5.4 Predictability of the Tropospheric NAM and Sudden Stratospheric Warmings in the NMME Phase-2 Models

Thursday, 26 January 2017: 9:30 AM
Conference Center: Skagit 1 (Washington State Convention Center )
Jason C. Furtado, University of Oklahoma, Norman, OK; and J. Cohen, E. J. Becker, and D. C. Collins

The Northern Annular Mode (NAM) dominates variability of the Northern Hemisphere (NH) wintertime extratropical circulation in the troposphere and stratosphere. Changes in the tropospheric NAM (i.e., changes in the position and strength of the polar jet stream) directly alter NH mid-latitude temperature and precipitation patterns and potentially increase chances for extreme winter weather in major population centers. These features make NAM predictability a significant priority for subseasonal-to-seasonal (S2S) forecasts during the winter months.

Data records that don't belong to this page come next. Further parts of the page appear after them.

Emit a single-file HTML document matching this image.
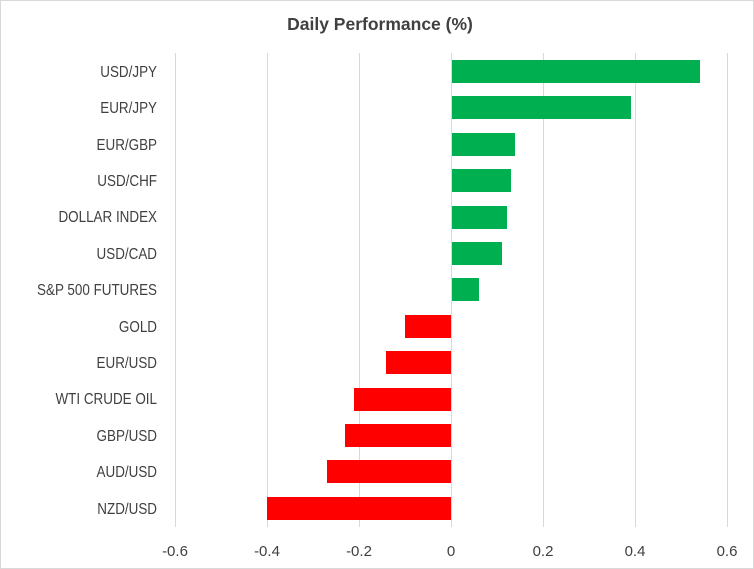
<!DOCTYPE html>
<html><head><meta charset="utf-8"><style>
body{margin:0;background:#fff;}
svg{display:block;font-family:"Liberation Sans",sans-serif;}
</style></head><body>
<svg width="754" height="569" viewBox="0 0 754 569" xmlns="http://www.w3.org/2000/svg">
<rect x="0.5" y="0.5" width="753" height="568" fill="#fff" stroke="#d9d9d9"/>
<text x="380" y="30" text-anchor="middle" font-size="17.5" font-weight="bold" fill="#404040">Daily Performance (%)</text>
<g stroke="#d9d9d9" stroke-width="1">
<line x1="175.5" y1="53" x2="175.5" y2="527"/>
<line x1="267.5" y1="53" x2="267.5" y2="527"/>
<line x1="359.5" y1="53" x2="359.5" y2="527"/>
<line x1="451.5" y1="53" x2="451.5" y2="527"/>
<line x1="543.5" y1="53" x2="543.5" y2="527"/>
<line x1="635.5" y1="53" x2="635.5" y2="527"/>
<line x1="727.5" y1="53" x2="727.5" y2="527"/>
</g>
<g fill="#00B050">
<rect x="452" y="60" width="248" height="23"/>
<rect x="452" y="96" width="179" height="23"/>
<rect x="452" y="133" width="63" height="23"/>
<rect x="452" y="169" width="59" height="23"/>
<rect x="452" y="206" width="55" height="23"/>
<rect x="452" y="242" width="50" height="23"/>
<rect x="452" y="278" width="27" height="23"/>
</g>
<g fill="#FF0000">
<rect x="405" y="315" width="46" height="23"/>
<rect x="386" y="351" width="65" height="23"/>
<rect x="354" y="388" width="97" height="23"/>
<rect x="345" y="424" width="106" height="23"/>
<rect x="327" y="460" width="124" height="23"/>
<rect x="267" y="497" width="184" height="23"/>
</g>
<g font-size="16" fill="#404040" text-anchor="end" transform="translate(157 0) scale(0.84 1) translate(-157 0)">
<text x="157" y="77">USD/JPY</text>
<text x="157" y="113">EUR/JPY</text>
<text x="157" y="150">EUR/GBP</text>
<text x="157" y="186">USD/CHF</text>
<text x="157" y="222">DOLLAR INDEX</text>
<text x="157" y="259">USD/CAD</text>
<text x="157" y="295">S&amp;P 500 FUTURES</text>
<text x="157" y="332">GOLD</text>
<text x="157" y="368">EUR/USD</text>
<text x="157" y="404">WTI CRUDE OIL</text>
<text x="157" y="441">GBP/USD</text>
<text x="157" y="477">AUD/USD</text>
<text x="157" y="514">NZD/USD</text>
</g>
<g font-size="15" fill="#404040" text-anchor="middle">
<text x="175" y="556">-0.6</text>
<text x="267" y="556">-0.4</text>
<text x="359" y="556">-0.2</text>
<text x="451" y="556">0</text>
<text x="543" y="556">0.2</text>
<text x="635" y="556">0.4</text>
<text x="727" y="556">0.6</text>
</g>
</svg>
</body></html>
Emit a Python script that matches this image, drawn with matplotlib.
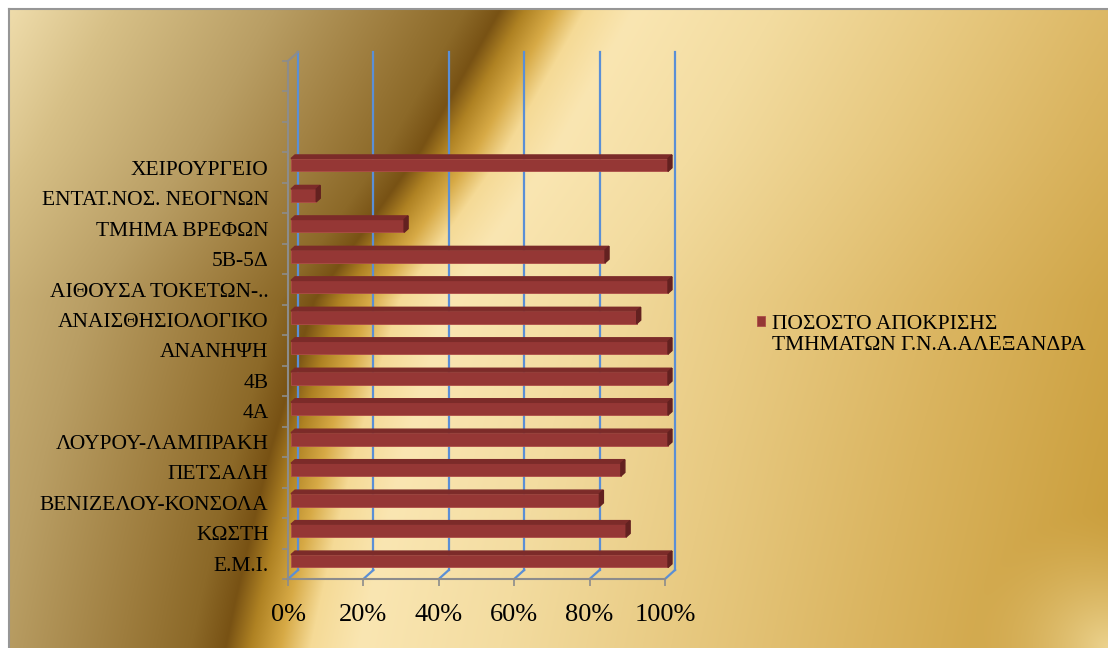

This study examines the predictability of the wintertime tropospheric NAM in the hindcast simulations of the North American Multi-Model Ensemble Phase-2 (NMME-2) model suite, specifically through examining how the models capture the evolution of sudden stratospheric warming (SSW) events. SSW events are well-known to precede large changes in the tropospheric NAM by 2-6 weeks, thereby offering extended predictability for mid-latitude winter weather. Findings indicate that the NMME-2 models have an overall mixed performance in capturing the spatiotemporal characteristics of the near-surface NAM and its teleconnections. Marked biases are apparent in the persistence of positive vs negative NAM regimes, the strength of the Atlantic jet stream, and temperature patterns across Eurasia. We then investigate the models’ ability to simulated the lifecycle of SSW events, including pre- and post-SSW circulation patterns and sensible weather, for (1) NMME-identified SSW events and (2) actual SSW events (i.e., those identified from reanalysis/observations). Model biases are quantified to show inherent issues with some stratosphere-troposphere coupling dynamics in the NMME-2 models (e.g., downward propagation, inconsistent precursor geopotential height fields). We also present the forecast skill score for actual SSW events from the models and briefly detail why certain models may have missed certain events over the last 35 years. Together, the results offer potential pathways forward for predicting SSW events and hopefully improving subseasonal temperature and precipitation forecasts using dynamical models.